Without referring to the impact of devaluation of Chinese yuan, he said currency battles across the world will also have an impact on the rupee and Indian markets.
The task ahead is to grow India into an economy where global investors feel to invest, he added.
“We in India must seriously realise that globally the investors are looking forward to us. We are getting more investment than any other country in this world,” he said.
On the issue of increased financial burden that will result from implementation of the 7th pay commission at a time when the economy is facing challenges of low investment and subdued global demand, Jaitley said his mantra is to get one or two extra percentage points in the GDP growth.
This would also give protection to the Indian economy from the fast changing and difficult global environment marked by geo-political situation with the rise of ISIS and the terror threats.
He said given the kind of challenges facing the economy despite India doing better than others, the government would need a popular support that hurdles are not created in the reforms process.
India of 2015, he said, is not the India of 1990s, it is not only the middle class but also an aspirational India which wants growth and larger opportunities. “Those who stall reforms must realise that their number is smaller” than those who support the progressive agenda.
Listing out steps taken by the government in the recent past he said the banking sector faces a major challenge that is being addressed through steps like package for discoms.
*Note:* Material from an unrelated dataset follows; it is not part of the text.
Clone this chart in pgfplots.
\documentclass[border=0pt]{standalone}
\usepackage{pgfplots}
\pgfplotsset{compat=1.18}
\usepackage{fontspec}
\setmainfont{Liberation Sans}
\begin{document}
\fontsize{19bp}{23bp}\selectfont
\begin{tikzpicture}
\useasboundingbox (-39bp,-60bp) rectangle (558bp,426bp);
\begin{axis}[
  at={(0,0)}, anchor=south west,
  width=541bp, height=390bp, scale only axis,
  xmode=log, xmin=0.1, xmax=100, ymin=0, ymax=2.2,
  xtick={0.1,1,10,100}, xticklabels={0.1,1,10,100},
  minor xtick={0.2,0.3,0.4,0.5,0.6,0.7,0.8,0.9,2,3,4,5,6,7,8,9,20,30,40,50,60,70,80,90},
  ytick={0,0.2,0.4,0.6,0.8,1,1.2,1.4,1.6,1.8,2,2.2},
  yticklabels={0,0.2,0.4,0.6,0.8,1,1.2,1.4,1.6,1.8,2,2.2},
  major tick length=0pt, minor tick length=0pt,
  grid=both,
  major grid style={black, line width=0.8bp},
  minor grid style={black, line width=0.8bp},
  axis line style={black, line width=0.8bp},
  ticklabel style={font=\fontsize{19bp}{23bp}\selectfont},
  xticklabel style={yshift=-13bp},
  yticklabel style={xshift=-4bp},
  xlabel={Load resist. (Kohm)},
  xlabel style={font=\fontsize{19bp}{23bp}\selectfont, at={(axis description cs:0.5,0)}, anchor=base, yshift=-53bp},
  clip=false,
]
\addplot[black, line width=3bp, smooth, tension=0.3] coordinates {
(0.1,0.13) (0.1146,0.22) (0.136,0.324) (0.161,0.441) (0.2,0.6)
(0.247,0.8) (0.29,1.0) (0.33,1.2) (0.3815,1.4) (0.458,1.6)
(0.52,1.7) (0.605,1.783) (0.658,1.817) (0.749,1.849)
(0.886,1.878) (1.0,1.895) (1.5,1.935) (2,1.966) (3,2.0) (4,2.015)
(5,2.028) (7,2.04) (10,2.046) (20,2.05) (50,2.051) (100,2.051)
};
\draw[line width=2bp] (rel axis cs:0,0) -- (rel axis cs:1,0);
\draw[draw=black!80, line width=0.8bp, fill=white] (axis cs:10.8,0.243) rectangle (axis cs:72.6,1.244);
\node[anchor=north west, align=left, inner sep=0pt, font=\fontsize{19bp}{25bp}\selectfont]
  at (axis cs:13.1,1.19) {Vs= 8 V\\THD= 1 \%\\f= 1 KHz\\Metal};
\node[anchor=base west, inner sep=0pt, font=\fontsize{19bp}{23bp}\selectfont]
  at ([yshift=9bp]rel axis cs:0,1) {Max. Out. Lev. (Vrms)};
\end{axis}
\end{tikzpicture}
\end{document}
On the issue raised by the industry on threat of cheap imports of steel from China, the Finance Minister said that the government has already intervened twice but it will reexamine the surge in the inflows.
He said that real index of ease of doing business is “when captains of the industry stop coming to north block (the seat of Finance Ministry). That is the high point of the economy.”
Jaitley expressed satisfaction that a large number of states are now competing with themselves to attract investment.
On specific problems of sectors like real estate, he said that states would be advised to cut down the red tape and reduce the number of clearances required for the projects.
Jaitley further said the global economy is going through challenges and India must seize the opportunity and take cumulative steps to boost growth.
Listing out adversities facing the economy, Jaitley said geopolitical situation, export market and private investment are a concern.
The Finance Minister said that structural reforms has to be undertaken and business process needs to be eased to attract foreign investment.